Telstra is to undergo its biggest restructure since 1997, splitting its business into three different units and positioning it to spin off its infrastructure assets.
The move will see Telstra’s infrastructure business InfraCo split into two separate units while a third unit will oversee its mobile business.
Infrastructure will be split into InfraCo Fixed, which will own and run Telstra’s fixed line assets, and InfraCo Towers, which will own the mobile infrastructure.
Meanwhile, the third, named ServeCo, will own the active parts of Telstra's mobile business, including the radio access network and spectrum assets.
CEO Andy Penn said the move was designed to help the telco “better realise the value of [its] infrastructure assets”.
“The challenges and disruptions of the last six-to-12 months have reinforced the increasing value of infrastructure assets globally; the importance of the digital economy, not only to business but to the whole of Australia and its economic recovery; and the dependence of the digital economy on telecommunications as its platform,” he said.
InfraCo was established in 2018 as part of the telco's T22 strategy as a standalone infrastructure business unit that oversees its data centres, non-mobile related domestic fibre, copper, hybrid fibre-coaxial (HFC), international subsea cables, exchanges, poles, ducts and pipes.
It was touted at the time that the move was designed to position Telstra if it decided to buy NBN Co, should the broadband builder be privatised.
The proposed restructure is scheduled to be completed by December 2021. The three business units will operate under the parent company Telstra Group.
The latest business overhaul follows Telstra’s restructure announcement of 2019 whereby it revealed plans to cull 6,000 jobs in a bid to reach a cost out target of $2.5 billion by the end of 2022.
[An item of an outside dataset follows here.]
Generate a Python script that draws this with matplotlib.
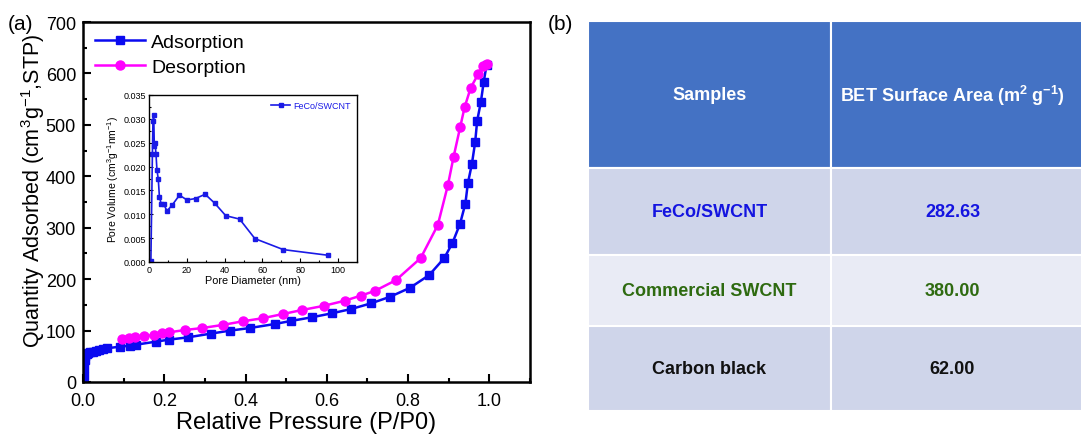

As part of the update on 12 November 2020, Telstra reaffirmed its profit forecasts for financial year 2021, claiming earnings would hit between $6.5 billion and $7 billion, and estimating between $7.5 billion to $8.5 billion by fiscal 2023.
The overhaul announcement comes on the say day the teclo was directed to comply with the Australian Communications and Media Authority (ACMA) after a customer relationship management (CRM) system was cited as the cause behind Telstra overcharging 10,000 customers almost $2.5 million over a 12-year period.